First there's Woody Harrelson, the scatterbrained bowler who beats Bill Murray in the state championship. Murray lures naive Woody into participating in a bowling hustle with him, then ditches him there when the drunken bowlers want revenge. It's not clear exactly what they do to Harrelson, but he alternates between a hook and rubber hand on his right arm as a souvenir of that fateful night. He spends the next seventeen years drinking and pulling small-time hustles to earn money when he finds a new prospect.
That's Randy Quaid, an Amish farmboy who sneaks off
to the bowling alley and sports a 270 average (per fifteen frames, we later find out), whom Harrelson sees as his chance to win the million-dollar bowling tournament in Reno. But Quaid won't go until Harrelson wears him down by infiltrating the Amish community under the name Hezekiah. Quaid finally goes with him on the cross-country drive, which includes another bowling hustle to keep the cash flow up, after which they flee with the victim's girlfriend en tow.

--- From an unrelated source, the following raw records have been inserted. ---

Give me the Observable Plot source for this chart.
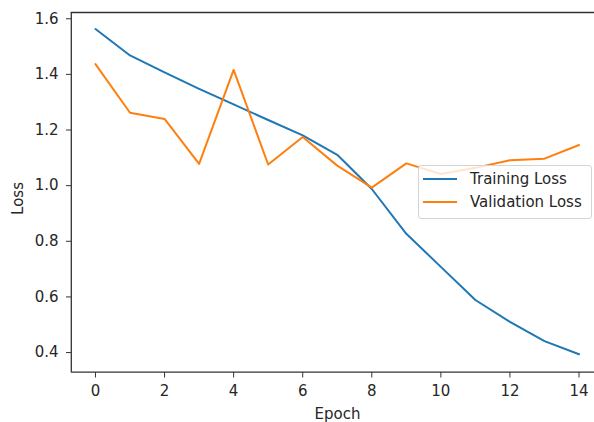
<!DOCTYPE html>
<html>
<head>
<meta charset="utf-8">
<script src="https://cdn.jsdelivr.net/npm/d3@7"></script>
<script src="https://cdn.jsdelivr.net/npm/@observablehq/plot@0.6"></script>
<style>
  html, body { margin: 0; padding: 0; background: #fff; }
  #wrap { position: relative; width: 594px; height: 422px; overflow: hidden; }
  #wrap svg { display: block; }
  #legend {
    position: absolute; left: 418px; top: 165px; width: 174px; height: 54px;
    box-sizing: border-box; border: 1px solid #d4d4d4; border-radius: 3px;
    background: rgba(255,255,255,0.8);
    font-family: "DejaVu Sans", sans-serif; font-size: 15px; color: #262626;
  }
  .item { position: absolute; left: 0; height: 20px; line-height: 20px; white-space: nowrap; }
  .swatch { position: absolute; left: 4px; width: 34px; height: 0; border-top: 2px solid; top: 9px; }
  .lbl { position: absolute; left: 51px; top: 0; }
</style>
</head>
<body>
<div id="wrap"><div id="legend"></div></div>
<script>
const epochs = [0, 1, 2, 3, 4, 5, 6, 7, 8, 9, 10, 11, 12, 13, 14];
const trainingLoss = [1.563, 1.468, 1.407, 1.348, 1.292, 1.236, 1.181, 1.111, 0.988, 0.827, 0.708, 0.589, 0.510, 0.441, 0.394];
const validationLoss = [1.437, 1.262, 1.240, 1.078, 1.416, 1.076, 1.175, 1.072, 0.993, 1.080, 1.042, 1.064, 1.091, 1.097, 1.146];
const seriesNames = ["Training Loss", "Validation Loss"];
const seriesColors = ["#1f77b4", "#ff7f0e"];
const xTicks = [0, 2, 4, 6, 8, 10, 12, 14];
const yTicks = [0.4, 0.6, 0.8, 1.0, 1.2, 1.4, 1.6];

const rows = [];
epochs.forEach((e, i) => {
  rows.push({epoch: e, loss: trainingLoss[i], series: seriesNames[0]});
  rows.push({epoch: e, loss: validationLoss[i], series: seriesNames[1]});
});

const xDomain = [-0.7, 14.7];
const yDomain = [0.3294, 1.6225];
const axisColor = "#333";
const font = "DejaVu Sans, sans-serif";
const fs = 15;

const chart = Plot.plot({
  width: 594,
  height: 422,
  marginLeft: 71,
  marginRight: -9,
  marginTop: 12,
  marginBottom: 50,
  style: {fontFamily: font, fontSize: fs + "px", color: "#262626", background: "#fff", overflow: "hidden"},
  x: {domain: xDomain, range: [70.8, 602.7]},
  y: {domain: yDomain, range: [371.7, 12]},
  color: {domain: seriesNames, range: seriesColors},
  marks: [
    Plot.line(rows, {x: "epoch", y: "loss", stroke: "series", z: "series", strokeWidth: 2, strokeLinejoin: "round"}),
    Plot.ruleY([yDomain[0]], {x1: xDomain[0], x2: xDomain[1], stroke: axisColor, strokeWidth: 1.3}),
    Plot.ruleY([yDomain[1]], {x1: xDomain[0], x2: xDomain[1], stroke: axisColor, strokeWidth: 1.3}),
    Plot.ruleX([xDomain[0]], {y1: yDomain[0], y2: yDomain[1], stroke: axisColor, strokeWidth: 1.3}),
    Plot.axisX({ticks: xTicks, tickSize: 5.5, tickPadding: 7, label: null, stroke: axisColor, fontSize: fs}),
    Plot.axisY({ticks: yTicks, tickSize: 5, tickPadding: 8, tickFormat: d3.format(".1f"), label: null, stroke: axisColor, fontSize: fs}),
    Plot.text(["Epoch"], {frameAnchor: "bottom", lineAnchor: "middle", dy: 42, fontSize: fs, fill: "#262626"}),
    Plot.text(["Loss"], {frameAnchor: "left", textAnchor: "middle", lineAnchor: "middle", dx: -53, dy: 6, rotate: -90, fontSize: fs, fill: "#262626"})
  ]
});
document.getElementById("wrap").prepend(chart);

const legend = document.getElementById("legend");
seriesNames.forEach((name, i) => {
  const item = document.createElement("div");
  item.className = "item";
  item.style.top = (3 + i * 23) + "px";
  const sw = document.createElement("div");
  sw.className = "swatch";
  sw.style.borderTopColor = seriesColors[i];
  const lb = document.createElement("div");
  lb.className = "lbl";
  lb.textContent = name;
  item.appendChild(sw);
  item.appendChild(lb);
  legend.appendChild(item);
});
</script>
</body>
</html>
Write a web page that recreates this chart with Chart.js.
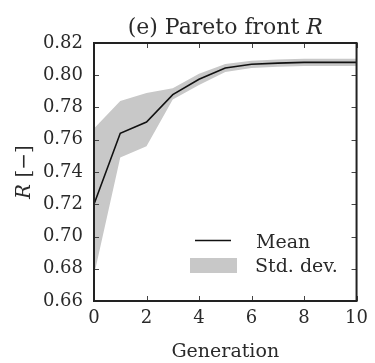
<!DOCTYPE html>
<html>
<head>
<meta charset="utf-8">
<script src="https://cdn.jsdelivr.net/npm/chart.js@4/dist/chart.umd.min.js"></script>
<style>
  html, body { margin: 0; padding: 0; background: #fff; }
  canvas { display: block; }
</style>
</head>
<body>
<canvas id="chart" width="375" height="363"></canvas>
<script>
'use strict'

// Pareto front R over the generations: mean and one standard deviation band
const generations = [0, 1, 2, 3, 4, 5, 6, 7, 8, 9, 10]
const meanR = [0.720, 0.764, 0.771, 0.788, 0.7975, 0.8045, 0.8068, 0.8075, 0.808, 0.808, 0.808]
const upperR = [0.767, 0.784, 0.789, 0.792, 0.801, 0.807, 0.809, 0.8098, 0.8102, 0.8102, 0.8102]
const lowerR = [0.676, 0.749, 0.756, 0.785, 0.794, 0.802, 0.8045, 0.8052, 0.8058, 0.8058, 0.8058]

const FONT = "'DejaVu Serif', 'Liberation Serif', serif"
const TEXT = '#2a2a2a'

const toPoints = (values) => values.map((y, i) => ({ x: generations[i], y }))

// frame, inward ticks on all four sides, title, y label and legend
const decorations = {
  id: 'decorations',
  afterDraw (chart) {
    const { ctx, chartArea: a, scales } = chart
    ctx.save()

    ctx.strokeStyle = '#444'
    ctx.lineWidth = 1
    const len = 5
    ctx.beginPath()
    scales.x.ticks.forEach(t => {
      const px = Math.round(scales.x.getPixelForValue(t.value)) + 0.5
      ctx.moveTo(px, a.bottom); ctx.lineTo(px, a.bottom - len)
      ctx.moveTo(px, a.top); ctx.lineTo(px, a.top + len)
    })
    scales.y.ticks.forEach(t => {
      const py = Math.round(scales.y.getPixelForValue(t.value)) + 0.5
      ctx.moveTo(a.left, py); ctx.lineTo(a.left + len, py)
      ctx.moveTo(a.right, py); ctx.lineTo(a.right - len, py)
    })
    ctx.stroke()

    ctx.strokeStyle = '#222'
    ctx.lineWidth = 2
    ctx.strokeRect(a.left, a.top, a.right - a.left, a.bottom - a.top)

    // title with italic R
    ctx.fillStyle = TEXT
    ctx.textBaseline = 'alphabetic'
    ctx.textAlign = 'left'
    const plain = '(e) Pareto front '
    ctx.font = `22px ${FONT}`
    const w1 = ctx.measureText(plain).width
    ctx.font = `italic 22px ${FONT}`
    const w2 = ctx.measureText('R').width
    let x0 = (a.left + a.right) / 2 - (w1 + w2) / 2
    ctx.font = `22px ${FONT}`
    ctx.fillText(plain, x0, 34)
    ctx.font = `italic 22px ${FONT}`
    ctx.fillText('R', x0 + w1, 34)

    // rotated y label "R [−]"
    ctx.save()
    ctx.translate(30, 172)
    ctx.rotate(-Math.PI / 2)
    ctx.font = `italic 20px ${FONT}`
    const r = ctx.measureText('R ').width
    ctx.font = `20px ${FONT}`
    const rest = ctx.measureText('[\u2212]').width
    x0 = -(r + rest) / 2
    ctx.font = `italic 20px ${FONT}`
    ctx.fillText('R', x0, 0)
    ctx.font = `20px ${FONT}`
    ctx.fillText('[\u2212]', x0 + r, 0)
    ctx.restore()

    // legend in the lower right of the plot area
    const mean = chart.data.datasets[0]
    const band = chart.data.datasets[1]
    ctx.strokeStyle = mean.borderColor
    ctx.lineWidth = mean.borderWidth
    ctx.beginPath()
    ctx.moveTo(195, 240.5); ctx.lineTo(231, 240.5)
    ctx.stroke()
    ctx.fillStyle = band.backgroundColor
    ctx.fillRect(190, 258, 47, 15)
    ctx.fillStyle = TEXT
    ctx.font = `19px ${FONT}`
    ctx.fillText(mean.label, 256, 248)
    ctx.fillText(band.label, 255, 272)

    ctx.restore()
  }
}

new Chart(document.getElementById('chart').getContext('2d'), {
  type: 'line',
  data: {
    datasets: [
      {
        label: 'Mean',
        data: toPoints(meanR),
        borderColor: '#111',
        borderWidth: 1.6,
        pointRadius: 0,
        fill: false
      },
      {
        label: 'Std. dev.',
        data: toPoints(upperR),
        borderWidth: 0,
        pointRadius: 0,
        backgroundColor: 'rgb(200,200,200)',
        fill: '+1'
      },
      {
        label: 'lower',
        data: toPoints(lowerR),
        borderWidth: 0,
        pointRadius: 0,
        fill: false
      }
    ]
  },
  options: {
    responsive: false,
    animation: false,
    devicePixelRatio: 1,
    layout: { padding: { top: 43, right: 13, left: 0, bottom: 0 } },
    plugins: {
      legend: { display: false },
      title: { display: false },
      tooltip: { enabled: false }
    },
    scales: {
      x: {
        type: 'linear',
        min: 0,
        max: 10,
        grid: { display: false, drawTicks: false },
        border: { display: false },
        ticks: { stepSize: 2, color: TEXT, padding: 7, font: { family: FONT, size: 18 } },
        title: {
          display: true,
          text: 'Generation',
          color: TEXT,
          padding: { top: 4, bottom: 0 },
          font: { family: FONT, size: 19 }
        },
        afterFit (scale) { scale.height = 62 }
      },
      y: {
        min: 0.66,
        max: 0.82,
        grid: { display: false, drawTicks: false },
        border: { display: false },
        ticks: {
          stepSize: 0.02,
          color: TEXT,
          padding: 11,
          font: { family: FONT, size: 18 },
          callback: (v) => v.toFixed(2)
        },
        afterFit (scale) { scale.width = 94 }
      }
    }
  },
  plugins: [decorations]
})
</script>
</body>
</html>
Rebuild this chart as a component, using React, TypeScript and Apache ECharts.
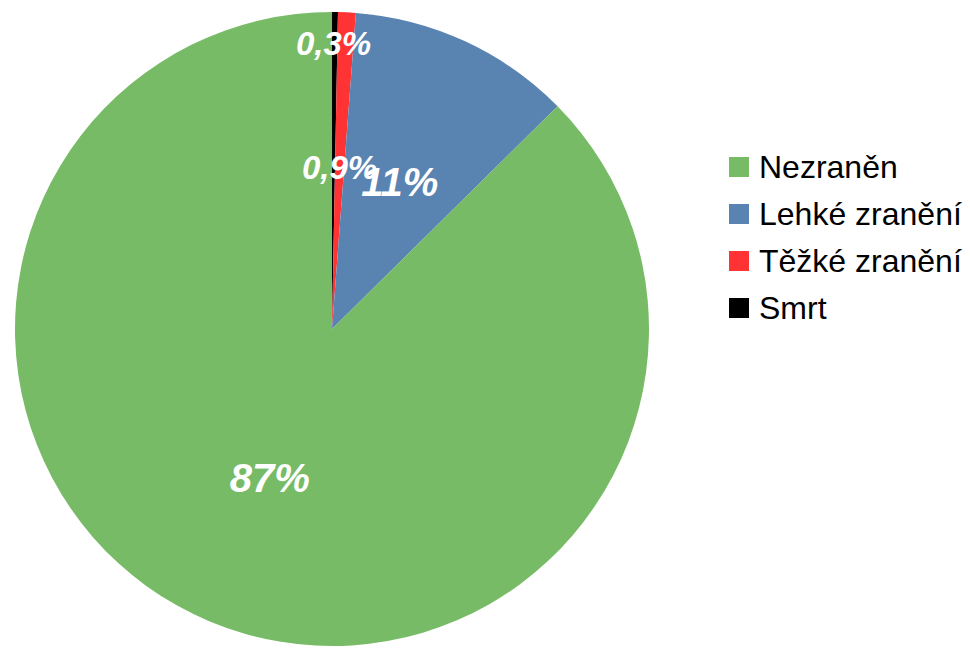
import React, { useEffect, useRef } from "react";
import * as echarts from "echarts";

// Data in clockwise order starting at 12 o'clock
const categories = ["Smrt", "Těžké zranění", "Lehké zranění", "Nezraněn"];
const values = [0.3, 0.9, 11.4, 87.4];
const colors = ["#000000", "#ff3333", "#5983b0", "#77bb66"];
const legendOrder = ["Nezraněn", "Lehké zranění", "Těžké zranění", "Smrt"];

const total = values.reduce((a, b) => a + b, 0);
const fmt = (v: number) => {
  const p = (v / total) * 100;
  return p >= 10 ? `${Math.round(p)}%` : `${p.toFixed(1).replace(".", ",")}%`;
};

export default function App() {
  const ref = useRef<HTMLDivElement>(null);
  useEffect(() => {
    if (!ref.current) return;
    const chart = echarts.init(ref.current, null, { renderer: "svg" });
    chart.setOption({
      animation: false,
      backgroundColor: "#ffffff",
      legend: {
        orient: "vertical",
        left: 729,
        top: 151,
        padding: 0,
        data: legendOrder,
        icon: "rect",
        itemWidth: 20,
        itemHeight: 20,
        itemGap: 15,
        textStyle: {
          fontFamily: "Liberation Sans",
          fontSize: 32,
          lineHeight: 32,
          color: "#000000",
          padding: [0, 0, 0, 5],
        },
      },
      series: [
        {
          type: "pie",
          center: [332, 329],
          radius: [0, 317],
          startAngle: 90,
          clockwise: true,
          avoidLabelOverlap: false,
          silent: true,
          label: {
            show: true,
            position: "inside",
            color: "#ffffff",
            fontFamily: "Liberation Sans",
            fontWeight: "bold",
            fontStyle: "italic",
            fontSize: 40,
            formatter: (p: any) => fmt(p.value),
          },
          labelLine: { show: false },
          labelLayout: (p: any) => (p.dataIndex === 0 ? { dy: -124 } : {}),
          data: categories.map((name, i) => ({
            name,
            value: values[i],
            itemStyle: { color: colors[i] },
            label: values[i] / total < 0.05 ? { fontSize: 33 } : undefined,
          })),
        },
      ],
    });
    return () => chart.dispose();
  }, []);
  return (
    <div
      ref={ref}
      style={{ position: "fixed", left: 0, top: 0, width: 970, height: 649 }}
    />
  );
}
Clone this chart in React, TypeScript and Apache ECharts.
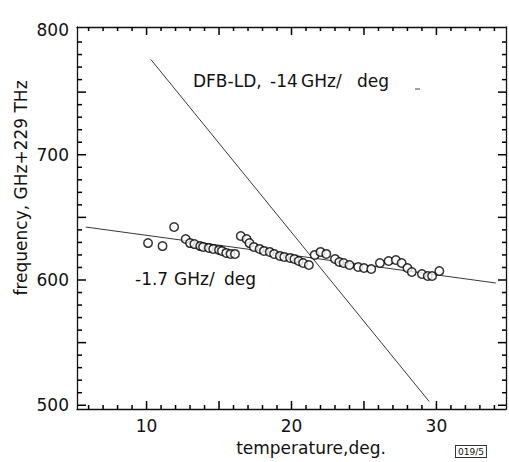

And that would be Vanessa Angel, USA's "Weird Science" babe, whose two requirements in the movie are to wear a lot of tight outfits and quarrel with Harrelson, the first of which she does very well. Angel is the only beauty in a very ugly movie, both visually and metaphorically. Besides having an overall grimy look, Harrelson and Murray both have some of the most absurdly- dated wardrobes and disgusting hair in movie history.
Metaphorically speaking, KINGPIN has a lot of repulsive moments. Cheap sexual innuendoes abound, along with some sickening visual gags, the most disgusting of which has Harrelson, during the Brother Hezekiah sequence, telling a farmer he milked their cow. He has a milk moustache and tells the farmer it took some priming the pump but he finally got it flowing, after which the farmer replies, "We don't have a cow, only a bull." Harrelson gets a disgusted look on his face and says he's going to brush his teeth. The movie is full of disgusting moments like that, split about half-and-half between funny and awful.
KINGPIN is an uneven movie but has a lot of positives going for it. The cast shows a talent for comedy, and Bill Murray is especially funny here for the first time since GROUNDHOG DAY. Angel, besides being an indisputable beauty, can act. The Farrely brothers, who directed KINGPIN, have a talent for cheap humor that is actually funny, making this an appropriate follow-up to DUMB AND DUMBER. If the movie hadn't been so long and loaded with misfired gags, it would have been a good movie to seek out. Right now it's worth watching but not worth arranging your schedule around.